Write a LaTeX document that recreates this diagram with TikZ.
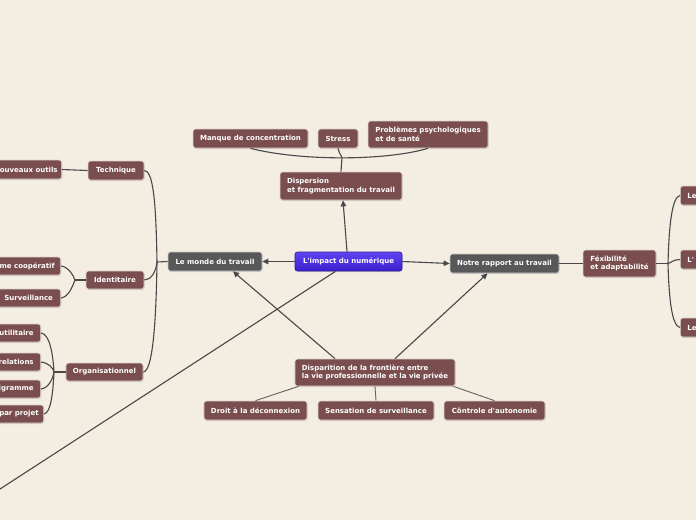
\documentclass[tikz,border=0pt]{standalone}
\usepackage{fontspec}
\newfontfamily\mf{DejaVu Sans}
\usetikzlibrary{shadows,arrows.meta,calc}
\definecolor{bg}{RGB}{243,237,226}
\definecolor{nbrown}{RGB}{122,78,78}
\definecolor{ngray}{RGB}{88,88,88}
\definecolor{lc}{RGB}{72,72,72}
\definecolor{ctop}{RGB}{96,68,242}
\definecolor{cbot}{RGB}{58,32,204}
\definecolor{cbord}{RGB}{50,30,160}
\begin{document}
\begin{tikzpicture}[x=1pt,y=-1pt,
  box/.style={rounded corners=2.5pt, draw=white!75!nbrown, line width=0.7pt, text=white,
    font=\mf\bfseries\fontsize{7}{8.8}\selectfont, inner xsep=7pt, inner ysep=0pt, align=left,
    drop shadow={shadow xshift=0.6pt, shadow yshift=-1pt, opacity=0.25}},
  bn/.style={box, fill=nbrown},
  gn/.style={box, fill=ngray, draw=white!70!ngray},
  cn/.style={box, top color=ctop, bottom color=cbot, draw=cbord},
  sz/.style 2 args={minimum width=#1pt, minimum height=#2pt},
  conn/.style={draw=lc, line width=1.1pt},
  thinconn/.style={draw=lc!85, line width=0.9pt},
  arr/.style={conn, -{Triangle[length=6pt,width=5.5pt]}}
]
\path[use as bounding box] (0,0) rectangle (696,520);
\fill[bg] (0,0) rectangle (696,520);
\clip (0,0) rectangle (696,520);

% central and main nodes
\node[cn, sz={107}{19}] (c) at (348.5,261.5) {L'impact du numérique};
\node[gn, sz={94}{19}] (monde) at (215,261.5) {Le monde du travail};
\node[gn, sz={109}{19}] (notre) at (504.5,263.5) {Notre rapport au travail};
\node[bn, sz={122}{28}] (disp) at (341,186) {Dispersion\\et fragmentation du travail};
\node[bn, sz={115}{19}] (manque) at (250.5,138.5) {Manque de concentration};
\node[bn, sz={40}{19}] (stress) at (338,138.5) {Stress};
\node[bn, sz={120}{27}] (prob) at (428,134.5) {Problèmes psychologiques\\et de santé};
\node[bn, sz={160}{27}] (dis) at (375,372.5) {Disparition de la frontière entre\\la vie professionnelle et la vie privée};
\node[bn, sz={103}{19}] (droit) at (255.5,410.5) {Droit à la déconnexion};
\node[bn, sz={116}{19}] (sens) at (376,410.5) {Sensation de surveillance};
\node[bn, sz={101}{19}] (cont) at (494.5,410.5) {Côntrole d'autonomie};
\node[bn, sz={73}{27}] (fex) at (619.5,263.5) {Féxibilité\\et adaptabilité};
\node[bn, anchor=west, minimum height=19pt, inner xsep=0pt] (r1) at (680,195.5) {\hspace*{7pt}Le\hspace*{20pt}};
\node[bn, anchor=west, minimum height=19pt, inner xsep=0pt] (r2) at (680,259.5) {\hspace*{7pt}L'\hspace*{20pt}};
\node[bn, anchor=west, minimum height=19pt, inner xsep=0pt] (r3) at (680,327.5) {\hspace*{7pt}Le\hspace*{20pt}};

% left side
\node[bn, sz={56}{19}] (tech) at (116,170.5) {Technique};
\node[bn, anchor=east, minimum height=19pt, inner xsep=0pt] (nouv) at (62,169.5) {\hspace*{20pt}ouveaux outils\hspace*{4pt}};
\node[bn, sz={58}{18}] (ident) at (115,280) {Identitaire};
\node[bn, anchor=east, minimum height=18pt, inner xsep=0pt] (coop) at (61,266) {\hspace*{20pt}me coopératif\hspace*{6pt}};
\node[bn, anchor=east, minimum height=18pt, minimum width=64pt] (surv) at (61,298) {Surveillance};
\node[bn, sz={77}{18}] (org) at (104.5,372) {Organisationnel};
\node[bn, anchor=east, minimum height=18pt, inner xsep=0pt] (util) at (41,333) {\hspace*{20pt}utilitaire\hspace*{7pt}};
\node[bn, anchor=east, minimum height=18pt, inner xsep=0pt] (rel) at (41,362) {\hspace*{20pt}relations\hspace*{7pt}};
\node[bn, anchor=east, minimum height=18pt, inner xsep=0pt] (orgr) at (41,389) {\hspace*{20pt}igramme\hspace*{7pt}};
\node[bn, anchor=east, minimum height=18pt, inner xsep=0pt] (proj) at (44,414) {\hspace*{20pt}par projet\hspace*{5pt}};

\coordinate (far) at (-20,502);

% main connectors
\draw[arr] (c.west) -- (monde.east);
\draw[arr] (c.east) -- (notre.west);
\draw[arr] ([xshift=-1.5pt]c.north) -- ([xshift=2pt]disp.south);
\draw[arr] ([xshift=-40pt]dis.north) -- ([xshift=18pt]monde.south);
\draw[arr] ([xshift=20pt]dis.north) -- ([xshift=-17pt]notre.south);
\draw[conn] ([xshift=-13pt]c.south) -- (far);

% dispersion bracket
\coordinate (j1) at (342,157.5);
\draw[conn] (disp.north) -- (j1);
\draw[conn] (manque.south) .. controls (300,161) and (385,161) .. (prob.south);
\draw[conn] (stress.south) .. controls (339,152) .. (j1);

% monde bracket
\coordinate (j2) at (157,262);
\draw[conn] (monde.west) -- (j2);
\draw[conn] (tech.east) .. controls (153,171) and (156,200) .. (j2);
\draw[conn] (ident.east) .. controls (151,280) and (156,272) .. (j2);
\draw[conn] (org.east) .. controls (152,371) and (156,330) .. (j2);

\draw[conn] (tech.west) -- (nouv.east);

% identitaire bracket
\coordinate (j3) at (75,280);
\draw[conn] (ident.west) -- (j3);
\draw[conn] (coop.east) .. controls (69,267) and (73,275) .. (j3);
\draw[conn] (surv.east) .. controls (69,297) and (73,285) .. (j3);

% organisationnel bracket
\coordinate (j4) at (54,372);
\draw[conn] (org.west) -- (j4);
\draw[conn] (util.east) .. controls (50,334) and (53,355) .. (j4);
\draw[conn] (rel.east) .. controls (49,363) and (53,368) .. (j4);
\draw[conn] (orgr.east) .. controls (49,388) and (53,378) .. (j4);
\draw[conn] (proj.east) .. controls (51,413) and (53,392) .. (j4);

% notre rapport side
\draw[conn] (notre.east) -- (fex.west);
\coordinate (j5) at (668,263.5);
\draw[conn] (fex.east) -- (j5);
\draw[conn] (r1.west) .. controls (672,197) and (669,225) .. (j5);
\draw[conn] (r2.west) .. controls (673,259.5) and (671,263) .. (j5);
\draw[conn] (r3.west) .. controls (672,326) and (669,300) .. (j5);

% disparition children
\draw[thinconn] ([xshift=4pt]dis.south west) -- (droit.north);
\draw[thinconn] (dis.south) -- (sens.north);
\draw[thinconn] ([xshift=-2pt]dis.south east) -- (cont.north);
\end{tikzpicture}
\end{document}
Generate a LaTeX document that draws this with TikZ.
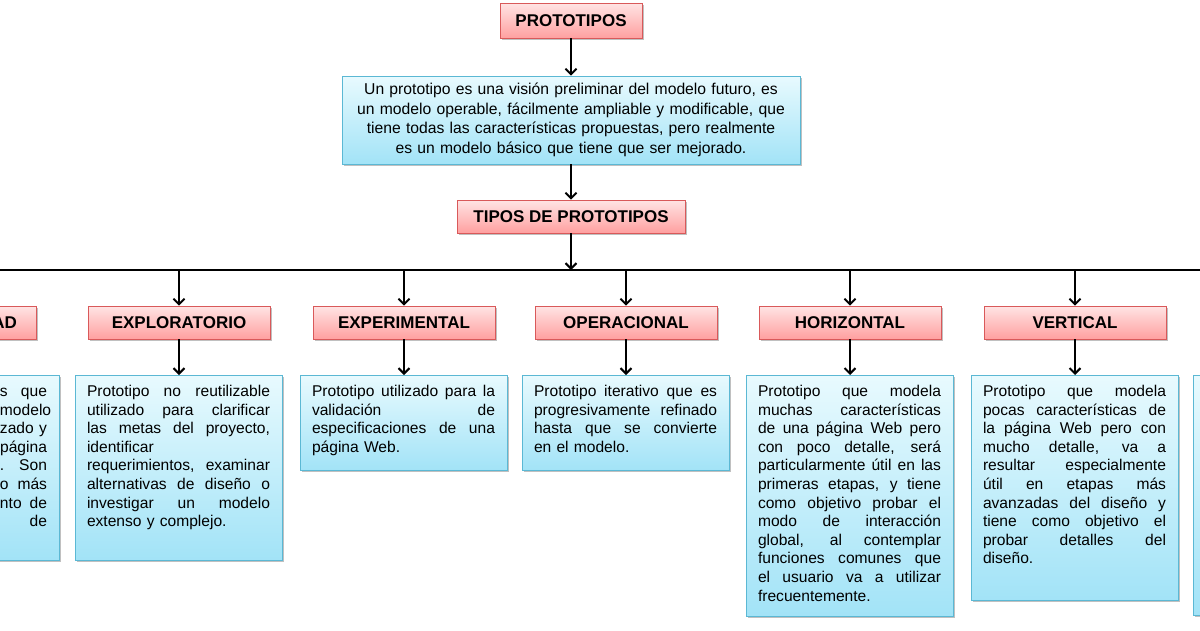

■ ■ ■ ■ ■ ■ ■

[What you should do] Transcribe all of the entries word for word, but skip any pictures they contain.

[Reply to the exercise]
Write a LaTeX document that recreates this diagram with TikZ.
\documentclass[tikz,border=0pt]{standalone}
\usepackage{fontspec}
\newfontfamily\mf{DejaVu Sans}
\usetikzlibrary{shadows,arrows.meta,calc}
\definecolor{bg}{RGB}{243,237,226}
\definecolor{nbrown}{RGB}{122,78,78}
\definecolor{ngray}{RGB}{88,88,88}
\definecolor{lc}{RGB}{72,72,72}
\definecolor{ctop}{RGB}{96,68,242}
\definecolor{cbot}{RGB}{58,32,204}
\definecolor{cbord}{RGB}{50,30,160}
\begin{document}
\begin{tikzpicture}[x=1pt,y=-1pt,
  box/.style={rounded corners=2.5pt, draw=white!75!nbrown, line width=0.7pt, text=white,
    font=\mf\bfseries\fontsize{7}{8.8}\selectfont, inner xsep=7pt, inner ysep=0pt, align=left,
    drop shadow={shadow xshift=0.6pt, shadow yshift=-1pt, opacity=0.25}},
  bn/.style={box, fill=nbrown},
  gn/.style={box, fill=ngray, draw=white!70!ngray},
  cn/.style={box, top color=ctop, bottom color=cbot, draw=cbord},
  sz/.style 2 args={minimum width=#1pt, minimum height=#2pt},
  conn/.style={draw=lc, line width=1.1pt},
  thinconn/.style={draw=lc!85, line width=0.9pt},
  arr/.style={conn, -{Triangle[length=6pt,width=5.5pt]}}
]
\path[use as bounding box] (0,0) rectangle (696,520);
\fill[bg] (0,0) rectangle (696,520);
\clip (0,0) rectangle (696,520);

% central and main nodes
\node[cn, sz={107}{19}] (c) at (348.5,261.5) {L'impact du numérique};
\node[gn, sz={94}{19}] (monde) at (215,261.5) {Le monde du travail};
\node[gn, sz={109}{19}] (notre) at (504.5,263.5) {Notre rapport au travail};
\node[bn, sz={122}{28}] (disp) at (341,186) {Dispersion\\et fragmentation du travail};
\node[bn, sz={115}{19}] (manque) at (250.5,138.5) {Manque de concentration};
\node[bn, sz={40}{19}] (stress) at (338,138.5) {Stress};
\node[bn, sz={120}{27}] (prob) at (428,134.5) {Problèmes psychologiques\\et de santé};
\node[bn, sz={160}{27}] (dis) at (375,372.5) {Disparition de la frontière entre\\la vie professionnelle et la vie privée};
\node[bn, sz={103}{19}] (droit) at (255.5,410.5) {Droit à la déconnexion};
\node[bn, sz={116}{19}] (sens) at (376,410.5) {Sensation de surveillance};
\node[bn, sz={101}{19}] (cont) at (494.5,410.5) {Côntrole d'autonomie};
\node[bn, sz={73}{27}] (fex) at (619.5,263.5) {Féxibilité\\et adaptabilité};
\node[bn, anchor=west, minimum height=19pt, inner xsep=0pt] (r1) at (680,195.5) {\hspace*{7pt}Le\hspace*{20pt}};
\node[bn, anchor=west, minimum height=19pt, inner xsep=0pt] (r2) at (680,259.5) {\hspace*{7pt}L'\hspace*{20pt}};
\node[bn, anchor=west, minimum height=19pt, inner xsep=0pt] (r3) at (680,327.5) {\hspace*{7pt}Le\hspace*{20pt}};

% left side
\node[bn, sz={56}{19}] (tech) at (116,170.5) {Technique};
\node[bn, anchor=east, minimum height=19pt, inner xsep=0pt] (nouv) at (62,169.5) {\hspace*{20pt}ouveaux outils\hspace*{4pt}};
\node[bn, sz={58}{18}] (ident) at (115,280) {Identitaire};
\node[bn, anchor=east, minimum height=18pt, inner xsep=0pt] (coop) at (61,266) {\hspace*{20pt}me coopératif\hspace*{6pt}};
\node[bn, anchor=east, minimum height=18pt, minimum width=64pt] (surv) at (61,298) {Surveillance};
\node[bn, sz={77}{18}] (org) at (104.5,372) {Organisationnel};
\node[bn, anchor=east, minimum height=18pt, inner xsep=0pt] (util) at (41,333) {\hspace*{20pt}utilitaire\hspace*{7pt}};
\node[bn, anchor=east, minimum height=18pt, inner xsep=0pt] (rel) at (41,362) {\hspace*{20pt}relations\hspace*{7pt}};
\node[bn, anchor=east, minimum height=18pt, inner xsep=0pt] (orgr) at (41,389) {\hspace*{20pt}igramme\hspace*{7pt}};
\node[bn, anchor=east, minimum height=18pt, inner xsep=0pt] (proj) at (44,414) {\hspace*{20pt}par projet\hspace*{5pt}};

\coordinate (far) at (-20,502);

% main connectors
\draw[arr] (c.west) -- (monde.east);
\draw[arr] (c.east) -- (notre.west);
\draw[arr] ([xshift=-1.5pt]c.north) -- ([xshift=2pt]disp.south);
\draw[arr] ([xshift=-40pt]dis.north) -- ([xshift=18pt]monde.south);
\draw[arr] ([xshift=20pt]dis.north) -- ([xshift=-17pt]notre.south);
\draw[conn] ([xshift=-13pt]c.south) -- (far);

% dispersion bracket
\coordinate (j1) at (342,157.5);
\draw[conn] (disp.north) -- (j1);
\draw[conn] (manque.south) .. controls (300,161) and (385,161) .. (prob.south);
\draw[conn] (stress.south) .. controls (339,152) .. (j1);

% monde bracket
\coordinate (j2) at (157,262);
\draw[conn] (monde.west) -- (j2);
\draw[conn] (tech.east) .. controls (153,171) and (156,200) .. (j2);
\draw[conn] (ident.east) .. controls (151,280) and (156,272) .. (j2);
\draw[conn] (org.east) .. controls (152,371) and (156,330) .. (j2);

\draw[conn] (tech.west) -- (nouv.east);

% identitaire bracket
\coordinate (j3) at (75,280);
\draw[conn] (ident.west) -- (j3);
\draw[conn] (coop.east) .. controls (69,267) and (73,275) .. (j3);
\draw[conn] (surv.east) .. controls (69,297) and (73,285) .. (j3);

% organisationnel bracket
\coordinate (j4) at (54,372);
\draw[conn] (org.west) -- (j4);
\draw[conn] (util.east) .. controls (50,334) and (53,355) .. (j4);
\draw[conn] (rel.east) .. controls (49,363) and (53,368) .. (j4);
\draw[conn] (orgr.east) .. controls (49,388) and (53,378) .. (j4);
\draw[conn] (proj.east) .. controls (51,413) and (53,392) .. (j4);

% notre rapport side
\draw[conn] (notre.east) -- (fex.west);
\coordinate (j5) at (668,263.5);
\draw[conn] (fex.east) -- (j5);
\draw[conn] (r1.west) .. controls (672,197) and (669,225) .. (j5);
\draw[conn] (r2.west) .. controls (673,259.5) and (671,263) .. (j5);
\draw[conn] (r3.west) .. controls (672,326) and (669,300) .. (j5);

% disparition children
\draw[thinconn] ([xshift=4pt]dis.south west) -- (droit.north);
\draw[thinconn] (dis.south) -- (sens.north);
\draw[thinconn] ([xshift=-2pt]dis.south east) -- (cont.north);
\end{tikzpicture}
\end{document}
Generate a LaTeX document that draws this with TikZ.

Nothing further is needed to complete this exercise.